# red injectors WTB



## easy cheese (Aug 3, 2008)

i looked around and cant find them but i seen them used, i thank on 2.5
can someone help me out with a part# or a web site plz


----------



## Audi4u (Jun 29, 2002)

i have only seen blue and yellow. Not saying your wrong. Whats the significance?


----------



## easy cheese (Aug 3, 2008)

*Re: (Audi4u)*

hmmm i might have to wrong name for them... i'm talking about the 5 black things that set on top of the motor, i seen them in red... and i know i never seen them in yellow or blue so i guess im talkina bout the wrong thing


----------



## Audi4u (Jun 29, 2002)

Oh. those are the ignition coil packs.
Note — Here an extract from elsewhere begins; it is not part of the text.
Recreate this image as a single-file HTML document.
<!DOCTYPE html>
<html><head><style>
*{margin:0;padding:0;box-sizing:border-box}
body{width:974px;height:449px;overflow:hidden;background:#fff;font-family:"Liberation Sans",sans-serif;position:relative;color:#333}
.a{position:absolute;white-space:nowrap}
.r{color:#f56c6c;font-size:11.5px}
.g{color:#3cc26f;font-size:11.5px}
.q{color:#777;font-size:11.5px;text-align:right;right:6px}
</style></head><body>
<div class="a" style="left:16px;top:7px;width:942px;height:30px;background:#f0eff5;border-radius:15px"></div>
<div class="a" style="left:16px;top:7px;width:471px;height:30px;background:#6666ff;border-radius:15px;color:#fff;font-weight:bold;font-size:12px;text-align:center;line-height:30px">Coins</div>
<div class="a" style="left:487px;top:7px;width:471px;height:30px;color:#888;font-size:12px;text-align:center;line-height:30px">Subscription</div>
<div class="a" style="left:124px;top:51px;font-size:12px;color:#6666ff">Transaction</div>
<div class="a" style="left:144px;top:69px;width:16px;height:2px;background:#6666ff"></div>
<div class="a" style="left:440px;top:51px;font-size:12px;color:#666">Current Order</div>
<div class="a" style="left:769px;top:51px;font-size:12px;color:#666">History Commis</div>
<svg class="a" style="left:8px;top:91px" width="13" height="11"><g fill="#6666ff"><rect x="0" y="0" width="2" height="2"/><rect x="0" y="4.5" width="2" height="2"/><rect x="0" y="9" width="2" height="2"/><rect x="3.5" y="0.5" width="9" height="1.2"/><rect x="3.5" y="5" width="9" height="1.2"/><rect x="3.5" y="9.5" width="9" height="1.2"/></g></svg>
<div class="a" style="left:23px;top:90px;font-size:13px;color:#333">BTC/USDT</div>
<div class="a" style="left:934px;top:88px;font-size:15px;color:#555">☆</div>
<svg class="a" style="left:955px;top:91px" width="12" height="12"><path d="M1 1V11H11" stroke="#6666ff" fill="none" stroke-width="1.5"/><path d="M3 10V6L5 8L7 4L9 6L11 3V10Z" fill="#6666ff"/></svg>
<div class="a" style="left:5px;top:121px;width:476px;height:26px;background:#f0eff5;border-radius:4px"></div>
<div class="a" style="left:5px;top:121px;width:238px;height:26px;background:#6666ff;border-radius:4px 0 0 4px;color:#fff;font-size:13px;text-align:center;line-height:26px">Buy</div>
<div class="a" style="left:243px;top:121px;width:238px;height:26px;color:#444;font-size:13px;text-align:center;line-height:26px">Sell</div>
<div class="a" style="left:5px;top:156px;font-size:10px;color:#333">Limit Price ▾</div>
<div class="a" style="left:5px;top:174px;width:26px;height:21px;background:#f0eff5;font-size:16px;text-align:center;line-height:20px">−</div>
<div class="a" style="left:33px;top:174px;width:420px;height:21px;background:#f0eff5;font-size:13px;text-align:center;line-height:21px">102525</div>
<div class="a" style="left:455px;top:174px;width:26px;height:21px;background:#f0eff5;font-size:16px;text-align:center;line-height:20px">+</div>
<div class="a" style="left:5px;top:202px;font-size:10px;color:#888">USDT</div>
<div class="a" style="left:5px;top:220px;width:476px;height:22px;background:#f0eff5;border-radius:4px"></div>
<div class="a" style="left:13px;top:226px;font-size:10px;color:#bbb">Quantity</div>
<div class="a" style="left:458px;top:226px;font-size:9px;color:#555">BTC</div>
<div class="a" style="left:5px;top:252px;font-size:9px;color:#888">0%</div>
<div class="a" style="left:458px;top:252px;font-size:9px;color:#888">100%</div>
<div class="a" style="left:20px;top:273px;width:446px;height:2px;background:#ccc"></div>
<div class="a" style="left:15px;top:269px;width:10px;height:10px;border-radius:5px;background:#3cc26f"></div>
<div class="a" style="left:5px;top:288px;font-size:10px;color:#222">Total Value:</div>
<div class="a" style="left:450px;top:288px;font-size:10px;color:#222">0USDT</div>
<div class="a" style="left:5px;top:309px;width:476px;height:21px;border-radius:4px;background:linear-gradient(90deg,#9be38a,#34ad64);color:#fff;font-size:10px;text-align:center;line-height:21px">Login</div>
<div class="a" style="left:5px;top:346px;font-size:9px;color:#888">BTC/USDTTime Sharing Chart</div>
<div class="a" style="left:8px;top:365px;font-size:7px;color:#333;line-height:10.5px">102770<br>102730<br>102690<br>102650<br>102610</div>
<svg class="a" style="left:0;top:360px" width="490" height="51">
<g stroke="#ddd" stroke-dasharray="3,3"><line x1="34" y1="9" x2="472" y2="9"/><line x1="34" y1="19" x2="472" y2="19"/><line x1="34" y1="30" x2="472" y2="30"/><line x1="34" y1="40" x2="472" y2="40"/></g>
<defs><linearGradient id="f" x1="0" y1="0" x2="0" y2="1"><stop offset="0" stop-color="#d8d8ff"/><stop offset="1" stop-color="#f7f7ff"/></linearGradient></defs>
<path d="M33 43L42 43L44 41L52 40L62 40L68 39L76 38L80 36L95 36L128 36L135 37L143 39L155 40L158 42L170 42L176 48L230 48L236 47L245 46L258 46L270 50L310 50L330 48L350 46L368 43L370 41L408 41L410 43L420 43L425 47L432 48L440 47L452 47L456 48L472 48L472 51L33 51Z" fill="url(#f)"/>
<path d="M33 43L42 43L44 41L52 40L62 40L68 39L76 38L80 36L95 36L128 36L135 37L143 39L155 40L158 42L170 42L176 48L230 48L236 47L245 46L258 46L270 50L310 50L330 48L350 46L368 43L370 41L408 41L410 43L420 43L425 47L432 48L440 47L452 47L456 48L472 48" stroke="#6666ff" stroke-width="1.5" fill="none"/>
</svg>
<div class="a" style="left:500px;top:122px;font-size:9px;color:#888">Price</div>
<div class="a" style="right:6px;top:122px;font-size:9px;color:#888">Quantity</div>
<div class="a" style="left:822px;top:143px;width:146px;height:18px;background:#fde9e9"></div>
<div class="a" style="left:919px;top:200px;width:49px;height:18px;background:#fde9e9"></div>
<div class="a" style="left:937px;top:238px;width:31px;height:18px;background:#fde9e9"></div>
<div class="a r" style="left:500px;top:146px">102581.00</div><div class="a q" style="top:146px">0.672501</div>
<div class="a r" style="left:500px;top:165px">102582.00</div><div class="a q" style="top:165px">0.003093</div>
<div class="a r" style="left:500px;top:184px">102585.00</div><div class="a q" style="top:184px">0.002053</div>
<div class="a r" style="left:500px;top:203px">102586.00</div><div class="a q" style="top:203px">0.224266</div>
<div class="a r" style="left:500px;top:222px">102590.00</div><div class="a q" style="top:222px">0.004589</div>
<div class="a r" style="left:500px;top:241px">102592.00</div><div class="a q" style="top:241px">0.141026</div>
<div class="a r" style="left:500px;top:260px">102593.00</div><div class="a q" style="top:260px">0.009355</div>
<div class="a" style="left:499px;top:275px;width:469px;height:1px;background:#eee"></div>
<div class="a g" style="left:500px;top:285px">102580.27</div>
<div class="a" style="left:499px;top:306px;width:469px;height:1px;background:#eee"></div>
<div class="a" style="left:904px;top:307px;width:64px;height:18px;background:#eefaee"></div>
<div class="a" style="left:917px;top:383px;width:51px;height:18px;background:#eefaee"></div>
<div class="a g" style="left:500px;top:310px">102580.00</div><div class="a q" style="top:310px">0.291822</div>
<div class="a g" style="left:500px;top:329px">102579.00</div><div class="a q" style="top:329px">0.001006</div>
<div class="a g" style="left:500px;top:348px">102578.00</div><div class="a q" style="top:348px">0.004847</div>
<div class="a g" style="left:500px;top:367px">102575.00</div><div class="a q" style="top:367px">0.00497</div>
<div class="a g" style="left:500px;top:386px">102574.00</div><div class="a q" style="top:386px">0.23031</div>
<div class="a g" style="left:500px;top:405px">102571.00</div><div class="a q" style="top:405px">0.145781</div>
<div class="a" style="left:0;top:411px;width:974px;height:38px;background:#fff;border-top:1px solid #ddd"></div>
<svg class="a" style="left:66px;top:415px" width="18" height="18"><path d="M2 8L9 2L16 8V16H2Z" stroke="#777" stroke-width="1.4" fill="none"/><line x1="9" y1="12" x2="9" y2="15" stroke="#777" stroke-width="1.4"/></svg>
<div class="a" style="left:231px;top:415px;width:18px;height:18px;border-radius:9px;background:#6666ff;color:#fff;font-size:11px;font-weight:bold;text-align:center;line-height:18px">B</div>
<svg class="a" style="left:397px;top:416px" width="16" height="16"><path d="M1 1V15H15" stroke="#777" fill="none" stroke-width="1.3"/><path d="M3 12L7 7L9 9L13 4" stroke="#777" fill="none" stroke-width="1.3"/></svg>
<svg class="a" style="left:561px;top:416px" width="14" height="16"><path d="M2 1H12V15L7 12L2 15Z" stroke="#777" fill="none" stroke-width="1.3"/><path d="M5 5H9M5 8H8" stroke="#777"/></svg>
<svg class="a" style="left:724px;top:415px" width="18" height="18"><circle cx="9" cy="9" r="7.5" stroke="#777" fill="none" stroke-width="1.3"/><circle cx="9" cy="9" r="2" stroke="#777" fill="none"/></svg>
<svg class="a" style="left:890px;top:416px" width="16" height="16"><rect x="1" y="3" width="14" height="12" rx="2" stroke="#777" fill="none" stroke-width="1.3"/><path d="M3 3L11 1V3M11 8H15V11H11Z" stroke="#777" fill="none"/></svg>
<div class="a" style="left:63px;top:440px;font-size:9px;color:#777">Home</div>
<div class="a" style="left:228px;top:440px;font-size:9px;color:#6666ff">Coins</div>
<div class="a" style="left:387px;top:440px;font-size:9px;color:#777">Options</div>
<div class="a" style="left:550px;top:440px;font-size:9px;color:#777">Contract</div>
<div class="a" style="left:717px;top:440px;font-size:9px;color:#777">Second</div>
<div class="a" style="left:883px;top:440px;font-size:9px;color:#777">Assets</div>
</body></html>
The red ones are expensive. 








http://www.ecstuning.com/Volks...76879/


----------



## easy cheese (Aug 3, 2008)

hey man thanks but those are for the 1.8t , and they didnt have them under the 2.5


----------



## Audi4u (Jun 29, 2002)

*Re: (easy cheese)*

same thing. as a matter of fact, pm [email protected], tell him your from the 2.5 tech forum and Andre told you to contact him.


----------



## thygreyt (Jun 7, 2009)

whats the diff between stock and the "red" ones?


----------



## GrkPranksta69 (Jan 11, 2009)

*Re: (thygreyt)*

the red ones add like 50 hp







naw but its basically only for looks


----------



## thygreyt (Jun 7, 2009)

*Re: (GrkPranksta69)*


_Quote, originally posted by *GrkPranksta69* »_the red ones add like 50 hp







naw but its basically only for looks 

careful with the jokes...!








nightshift1983 might make a thread asking the veracity of the matter!!!


----------



## Zurique (Feb 15, 2008)

*Re: (thygreyt)*


_Quote, originally posted by *thygreyt* »_
careful with the jokes...!








nightshift1983 might make a thread asking the veracity of the matter!!!


----------



## [email protected] (Dec 5, 2005)

Give me a call, I can take care of you with a set of them. 
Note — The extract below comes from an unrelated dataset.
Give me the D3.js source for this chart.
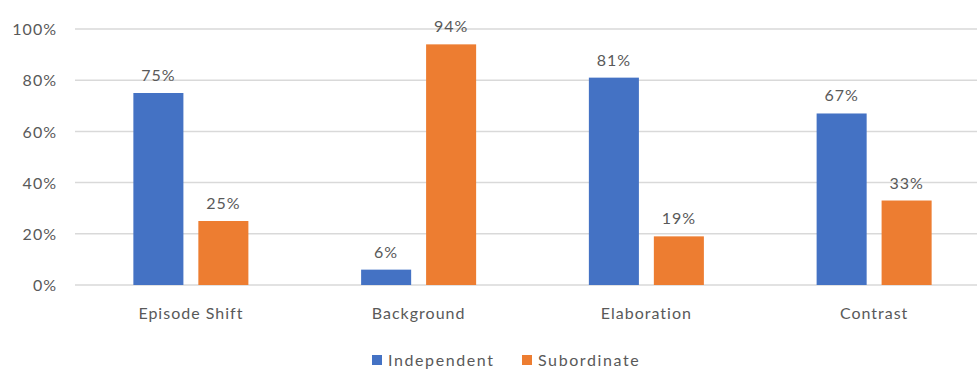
<!DOCTYPE html>
<html>
<head>
<meta charset="utf-8">
<script src="https://cdn.jsdelivr.net/npm/d3@7"></script>
<style>
  html, body { margin: 0; padding: 0; background: #fff; }
  svg { display: block; font-family: Lato, "Open Sans", sans-serif; }
</style>
</head>
<body>
<svg id="chart" width="977" height="369"></svg>
<script>
// Share of clause types per discourse relation
const categories = ["Episode Shift", "Background", "Elaboration", "Contrast"];
const seriesNames = ["Independent", "Subordinate"];
const independent = [75, 6, 81, 67];
const subordinate = [25, 94, 19, 33];
const yTicks = [0, 20, 40, 60, 80, 100];
const colors = ["#4472C4", "#ED7D31"];

const svg = d3.select("#chart");
const textColor = "#595959";
const fontSize = "16px";

const x0 = d3.scaleBand()
  .domain(categories)
  .range([77, 988])
  .paddingInner(0.495)
  .paddingOuter(0.2475);

const x1 = d3.scaleBand()
  .domain(seriesNames)
  .range([0, x0.bandwidth()])
  .paddingInner(0.23);

const y = d3.scaleLinear().domain([0, 100]).range([285, 29]);

// gridlines
svg.append("g")
  .selectAll("line")
  .data(yTicks)
  .join("line")
  .attr("x1", 75)
  .attr("x2", 977)
  .attr("y1", d => y(d))
  .attr("y2", d => y(d))
  .attr("stroke", "#D9D9D9")
  .attr("stroke-width", 1.5);

// y axis labels
const yAxis = d3.axisLeft(y).tickValues(yTicks).tickFormat(d => d + "%").tickSize(0).tickPadding(0);
const yg = svg.append("g").attr("transform", "translate(57,0)").call(yAxis);
yg.select(".domain").remove();
yg.selectAll("text")
  .attr("fill", textColor)
  .style("font-size", fontSize)
  .style("letter-spacing", "1px")
  .style("font-family", "Lato, 'Open Sans', sans-serif")
  .attr("dy", "0.35em");

// bars
const rows = categories.map((c, i) => ({
  category: c,
  values: [
    { series: seriesNames[0], value: independent[i] },
    { series: seriesNames[1], value: subordinate[i] }
  ]
}));

const groups = svg.append("g")
  .selectAll("g")
  .data(rows)
  .join("g")
  .attr("transform", d => `translate(${x0(d.category)},0)`);

groups.selectAll("rect")
  .data(d => d.values)
  .join("rect")
  .attr("x", d => x1(d.series))
  .attr("width", x1.bandwidth())
  .attr("y", d => y(d.value))
  .attr("height", d => y(0) - y(d.value))
  .attr("fill", (d, i) => colors[i]);

groups.selectAll("text")
  .data(d => d.values)
  .join("text")
  .attr("x", d => x1(d.series) + x1.bandwidth() / 2)
  .attr("y", d => y(d.value) - 12)
  .attr("text-anchor", "middle")
  .attr("fill", textColor)
  .style("font-size", fontSize)
  .style("letter-spacing", "1px")
  .text(d => d.value + "%");

// category labels
const xAxis = d3.axisBottom(x0).tickSize(0).tickPadding(0);
const xg = svg.append("g").attr("transform", "translate(0,319)").call(xAxis);
xg.select(".domain").remove();
xg.selectAll("text")
  .attr("dy", 0)
  .attr("fill", textColor)
  .style("font-size", fontSize)
  .style("font-family", "Lato, 'Open Sans', sans-serif")
  .style("letter-spacing", "1px");

// legend
const legendX = [372, 522];
const legend = svg.append("g")
  .selectAll("g")
  .data(seriesNames)
  .join("g")
  .attr("transform", (d, i) => `translate(${legendX[i]},355)`);

legend.append("rect")
  .attr("width", 10)
  .attr("height", 10)
  .attr("fill", (d, i) => colors[i]);

legend.append("text")
  .attr("x", 16)
  .attr("y", 11)
  .attr("fill", textColor)
  .style("font-size", fontSize)
  .style("letter-spacing", "1.6px")
  .text(d => d);
</script>
</body>
</html>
Andre - Give me a call, too...whenever you get a chance.


----------



## ShadowWabbit (Aug 16, 2006)

Audi red coil packs 
06e905115e 

http://www.ecstuning.com/Volkswagen-Golf_V--2.5/Search/06e905115e/ 

no promises it works since i know jack squat about tuning but i've seen these exact ones (same part #) on a MKV 2.0T @ driversport inc


----------



## Gunbunny08 (Nov 13, 2008)

i have a red coil pack off an audi a4. and im pretty curious to see if they will work on the 2.5 so im gonna take one of mine out and compare sizes. i'll let everyone know. unless there is someone who already knows whether or not they work and is holding out on us.


----------



## Gunbunny08 (Nov 13, 2008)

so i got a chance this weekend to take one of my coil packs out and compare it to the red audi ones. im sorry to say that the red ones DO NOT fit on the 2.5L. i tried to put the red one in and it's too big around and not long enough to work for our motor. i guess im just gonna have to get a eurojet valve cover powdercoated in wrinkle red.


----------



## wo2kid (Oct 30, 2006)

*RS4 Coil Packs*

I respectfully disagree :beer:
Installed on my 2.5T


----------



## Gunbunny08 (Nov 13, 2008)

oh wow wo2kid which motor are they from and where did you get those?! i got mine off a b6 a4 and they didnt fit at all. im very intersted in finding out where you got those. and thank you for respectfully disagreeing. that looks awesome by the way. exactly the look im going for and i also want to boost my bunny BADLY!


----------



## wo2kid (Oct 30, 2006)

*Part Number*

I got them from the dealer. Here is the part number right off the box 06E 905 115 E. I just bought 5 of them. I think it came up to around $100. Check it out. I agree with you, it does add a nice look. :thumbup::thumbup:


----------



## [email protected] (Aug 21, 2008)

http://www.dbcperformance.com/product_p/06e905115e.htm

In stock


----------



## wo2kid (Oct 30, 2006)

Gunbunny08 get them ****s in son!!!!! I just ordered a ton of parts from dbc performance those guys rock!!!


----------



## Gunbunny08 (Nov 13, 2008)

will do wo2kid. just waiting for payday to come around this friday. im getting the coil packs and a wrinkle black valve cover from eurojet. or should i just go polished?


----------



## wo2kid (Oct 30, 2006)

*Pictures?*

You have pictures of the ones you looking at? I can't find anything to get an idea...


----------



## UGBunny (Mar 14, 2008)

I got my Audi red coil packs: 06E 905 115E

















Before...









After...









cool...


----------



## wo2kid (Oct 30, 2006)

I agree definitely cool


----------



## TylerO28 (Jul 7, 2008)

I got them following the part number posted above! perfect FIT perfect running. no issues. 

Got them for 19.00 each plus tax at university audi downtown seattle


----------